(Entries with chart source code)

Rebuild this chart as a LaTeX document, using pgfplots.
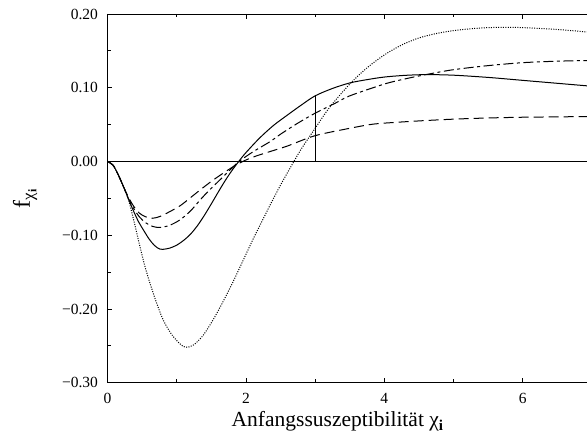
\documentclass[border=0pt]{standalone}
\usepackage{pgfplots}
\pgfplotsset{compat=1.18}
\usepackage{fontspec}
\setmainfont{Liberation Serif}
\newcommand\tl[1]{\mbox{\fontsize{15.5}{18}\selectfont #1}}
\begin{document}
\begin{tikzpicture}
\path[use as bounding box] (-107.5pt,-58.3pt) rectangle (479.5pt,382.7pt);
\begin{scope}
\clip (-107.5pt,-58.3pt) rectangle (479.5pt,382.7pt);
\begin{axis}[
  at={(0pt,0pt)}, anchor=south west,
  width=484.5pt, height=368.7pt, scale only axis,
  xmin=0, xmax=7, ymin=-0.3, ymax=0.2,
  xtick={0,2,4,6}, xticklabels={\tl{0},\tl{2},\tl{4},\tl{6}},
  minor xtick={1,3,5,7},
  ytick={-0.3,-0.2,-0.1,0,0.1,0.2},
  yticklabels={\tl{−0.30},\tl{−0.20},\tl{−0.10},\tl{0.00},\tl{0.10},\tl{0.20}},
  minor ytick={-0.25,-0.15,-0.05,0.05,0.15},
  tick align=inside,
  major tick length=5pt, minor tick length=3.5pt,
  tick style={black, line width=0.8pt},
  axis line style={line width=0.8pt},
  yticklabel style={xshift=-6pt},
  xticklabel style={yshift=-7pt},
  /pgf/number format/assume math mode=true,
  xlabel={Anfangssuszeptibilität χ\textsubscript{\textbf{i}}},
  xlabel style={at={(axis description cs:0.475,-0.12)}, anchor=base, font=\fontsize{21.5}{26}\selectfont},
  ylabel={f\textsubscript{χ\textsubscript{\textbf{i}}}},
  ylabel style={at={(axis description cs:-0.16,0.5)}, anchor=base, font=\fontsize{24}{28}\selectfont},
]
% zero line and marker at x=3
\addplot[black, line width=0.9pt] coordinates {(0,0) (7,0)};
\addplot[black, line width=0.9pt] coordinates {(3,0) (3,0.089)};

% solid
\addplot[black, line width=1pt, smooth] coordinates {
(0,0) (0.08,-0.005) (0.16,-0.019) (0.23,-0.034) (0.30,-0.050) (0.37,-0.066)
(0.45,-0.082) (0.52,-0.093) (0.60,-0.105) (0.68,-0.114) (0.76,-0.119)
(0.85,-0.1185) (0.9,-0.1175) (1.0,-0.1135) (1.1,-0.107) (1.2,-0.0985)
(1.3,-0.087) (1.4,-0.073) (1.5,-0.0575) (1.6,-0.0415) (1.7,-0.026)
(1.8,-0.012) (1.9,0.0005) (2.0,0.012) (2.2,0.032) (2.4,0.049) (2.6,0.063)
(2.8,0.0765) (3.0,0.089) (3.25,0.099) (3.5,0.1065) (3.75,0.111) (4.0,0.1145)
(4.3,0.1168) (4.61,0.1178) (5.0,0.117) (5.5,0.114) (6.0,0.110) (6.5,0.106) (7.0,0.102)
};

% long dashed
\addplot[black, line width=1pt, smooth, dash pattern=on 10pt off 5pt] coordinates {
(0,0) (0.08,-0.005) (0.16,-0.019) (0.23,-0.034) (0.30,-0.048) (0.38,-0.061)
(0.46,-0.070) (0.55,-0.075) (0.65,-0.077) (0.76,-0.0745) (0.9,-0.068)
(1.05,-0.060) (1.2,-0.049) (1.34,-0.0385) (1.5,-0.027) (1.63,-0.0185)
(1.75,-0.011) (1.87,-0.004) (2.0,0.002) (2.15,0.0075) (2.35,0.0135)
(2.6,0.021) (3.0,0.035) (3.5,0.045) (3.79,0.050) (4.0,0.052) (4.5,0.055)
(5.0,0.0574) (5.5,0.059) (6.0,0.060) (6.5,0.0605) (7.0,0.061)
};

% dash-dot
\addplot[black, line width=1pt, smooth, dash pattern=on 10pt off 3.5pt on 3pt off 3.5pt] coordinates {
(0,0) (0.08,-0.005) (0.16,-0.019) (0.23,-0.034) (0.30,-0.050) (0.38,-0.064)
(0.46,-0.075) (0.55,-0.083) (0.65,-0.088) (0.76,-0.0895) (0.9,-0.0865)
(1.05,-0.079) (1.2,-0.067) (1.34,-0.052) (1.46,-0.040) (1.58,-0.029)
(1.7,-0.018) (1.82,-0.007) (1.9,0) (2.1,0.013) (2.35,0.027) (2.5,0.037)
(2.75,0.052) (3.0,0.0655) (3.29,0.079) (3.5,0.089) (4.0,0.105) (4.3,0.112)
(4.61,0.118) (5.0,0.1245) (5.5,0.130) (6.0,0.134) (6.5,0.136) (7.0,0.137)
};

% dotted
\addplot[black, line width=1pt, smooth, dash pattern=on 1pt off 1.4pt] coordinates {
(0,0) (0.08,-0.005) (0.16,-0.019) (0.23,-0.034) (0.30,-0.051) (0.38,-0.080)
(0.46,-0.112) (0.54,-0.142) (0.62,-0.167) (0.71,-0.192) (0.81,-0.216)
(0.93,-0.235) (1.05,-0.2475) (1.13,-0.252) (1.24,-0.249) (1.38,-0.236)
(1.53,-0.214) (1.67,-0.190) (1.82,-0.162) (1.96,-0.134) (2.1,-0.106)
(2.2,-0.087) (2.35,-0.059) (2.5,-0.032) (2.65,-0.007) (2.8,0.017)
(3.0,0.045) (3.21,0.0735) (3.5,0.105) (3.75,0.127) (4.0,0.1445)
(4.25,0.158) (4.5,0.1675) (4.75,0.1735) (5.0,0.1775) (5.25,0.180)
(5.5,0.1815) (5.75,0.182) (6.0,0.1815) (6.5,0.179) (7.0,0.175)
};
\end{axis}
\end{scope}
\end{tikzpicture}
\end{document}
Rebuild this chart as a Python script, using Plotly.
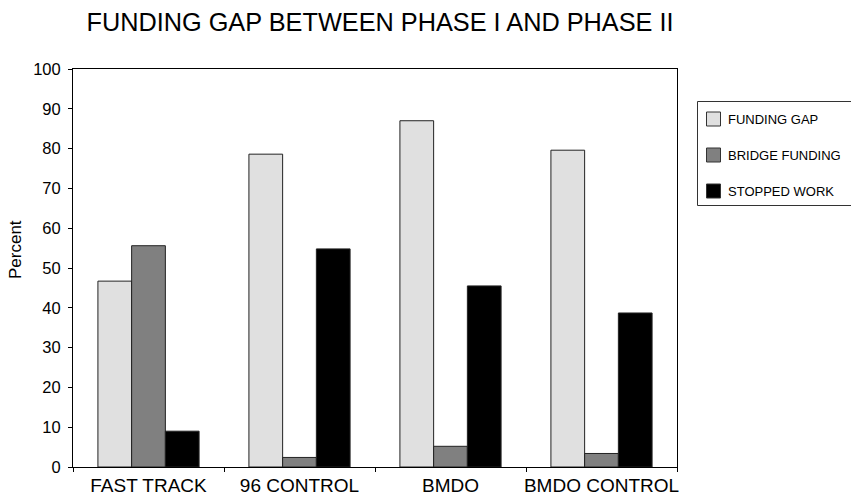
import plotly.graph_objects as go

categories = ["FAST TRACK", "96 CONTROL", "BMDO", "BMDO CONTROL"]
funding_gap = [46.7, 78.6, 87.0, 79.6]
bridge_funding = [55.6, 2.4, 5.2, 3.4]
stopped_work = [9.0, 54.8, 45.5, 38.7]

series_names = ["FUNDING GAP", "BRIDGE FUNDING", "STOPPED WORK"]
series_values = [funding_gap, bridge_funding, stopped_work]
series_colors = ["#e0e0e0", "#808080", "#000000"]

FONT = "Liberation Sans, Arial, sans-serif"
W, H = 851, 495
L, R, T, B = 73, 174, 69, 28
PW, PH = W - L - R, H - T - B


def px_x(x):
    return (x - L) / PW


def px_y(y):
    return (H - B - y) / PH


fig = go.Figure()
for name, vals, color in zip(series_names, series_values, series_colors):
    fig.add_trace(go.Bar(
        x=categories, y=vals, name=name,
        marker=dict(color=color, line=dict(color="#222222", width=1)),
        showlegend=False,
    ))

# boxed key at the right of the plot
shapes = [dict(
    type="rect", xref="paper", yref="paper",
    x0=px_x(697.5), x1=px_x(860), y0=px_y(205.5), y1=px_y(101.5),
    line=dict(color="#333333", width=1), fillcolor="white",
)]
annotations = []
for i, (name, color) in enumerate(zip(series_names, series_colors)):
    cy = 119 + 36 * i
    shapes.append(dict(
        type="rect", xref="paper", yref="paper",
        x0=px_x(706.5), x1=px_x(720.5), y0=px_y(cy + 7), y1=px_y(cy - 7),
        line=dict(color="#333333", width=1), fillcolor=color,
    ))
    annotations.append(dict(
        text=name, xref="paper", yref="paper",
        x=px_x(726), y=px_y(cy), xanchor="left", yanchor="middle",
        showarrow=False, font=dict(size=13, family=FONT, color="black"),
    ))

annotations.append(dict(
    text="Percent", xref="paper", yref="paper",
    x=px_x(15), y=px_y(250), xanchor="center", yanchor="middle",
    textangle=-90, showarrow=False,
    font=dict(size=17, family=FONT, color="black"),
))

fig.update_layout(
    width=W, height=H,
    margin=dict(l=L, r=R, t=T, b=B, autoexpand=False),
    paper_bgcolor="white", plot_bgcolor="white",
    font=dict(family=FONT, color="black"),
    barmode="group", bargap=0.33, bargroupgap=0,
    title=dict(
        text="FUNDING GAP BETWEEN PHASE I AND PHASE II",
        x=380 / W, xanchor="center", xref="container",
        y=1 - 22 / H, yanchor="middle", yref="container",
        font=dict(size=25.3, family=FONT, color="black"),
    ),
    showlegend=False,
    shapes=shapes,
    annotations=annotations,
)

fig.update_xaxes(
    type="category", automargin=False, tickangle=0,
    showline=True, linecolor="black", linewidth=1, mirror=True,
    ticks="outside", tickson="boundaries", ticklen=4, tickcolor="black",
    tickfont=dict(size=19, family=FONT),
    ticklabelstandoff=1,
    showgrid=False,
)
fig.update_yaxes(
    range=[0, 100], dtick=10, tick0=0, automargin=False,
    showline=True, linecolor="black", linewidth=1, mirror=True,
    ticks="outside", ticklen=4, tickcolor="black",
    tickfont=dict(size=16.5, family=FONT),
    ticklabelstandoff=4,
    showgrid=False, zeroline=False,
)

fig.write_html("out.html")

- [WHAT IS EXPECTED]: Keep to the lines between the line with "Rebuild this chart as a Python" and the line with "stopped_work = [9.0, 54.8, 45.5, 38.7]", inclusive, and transcribe them without pictures.

- [SOLVED PROBLEM]:
Rebuild this chart as a Python script, using Plotly.
import plotly.graph_objects as go

categories = ["FAST TRACK", "96 CONTROL", "BMDO", "BMDO CONTROL"]
funding_gap = [46.7, 78.6, 87.0, 79.6]
bridge_funding = [55.6, 2.4, 5.2, 3.4]
stopped_work = [9.0, 54.8, 45.5, 38.7]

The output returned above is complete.